The higher level class is exposing it’s required behaviours. Instead of hiring someone directly, it just puts an advertisements out, available for any lower level components who wish to wise to the challenge.

Benefits of Dependency Inversion:

  1. Robust Code - Loosely coupled components aren’t as brittle and are less prone to breaking.

Robust Code

  1. Extensibility / Flexibility - We can easily add, remove, and change the specific implementations of dependencies without updating the classes that use them.

Extensibility / Flexibility

  1. Faster Development - Multiple teams can agree on high level interfaces at the beginning of a project, then dependent classes can be developed simultaneously

Faster Development


Inversion of Control

Inversion of Control is a design principle.

Inversion of Control is the defining characteristic of a Framework, and what distinguishes it from a typical code Library. In a typical application, Libraries are used for their predefined functions/abstractions. The important thing is that the Application code Calls the Library code.

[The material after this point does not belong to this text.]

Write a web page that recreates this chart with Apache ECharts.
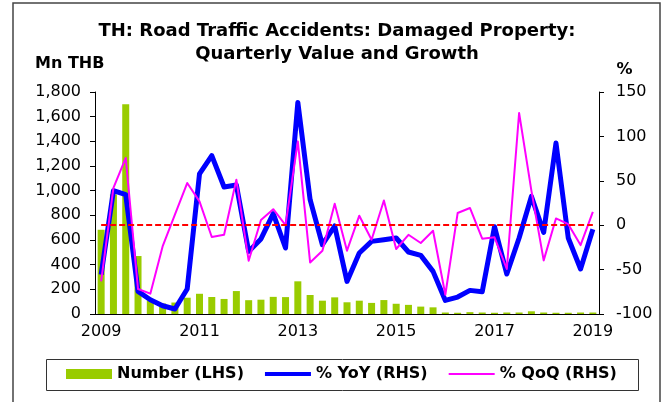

Without Inversion of Control

Inversion of control is about reversing that, so that our Framework code calls the Application code. Since control obviously originates in the main method of our program, there is typically a very thin hand-off point at the very start of our program where control is forfeited/passed (SpringApplication.run()…)

Inversion of Control

Benefits of Inversion of Control:

1.

2.

3.


Putting It All Together

So now that we know what Dependency Injection / Dependency inversion are, and how to implement them, the million dollar question becomes… Why should we? Other than adhering to design principles that you read in a book somewhere, what are the tangible, practical benefits for the developer?

With these definitions, you can see how dependency injection alone is not sufficient to achieve dependency inversion.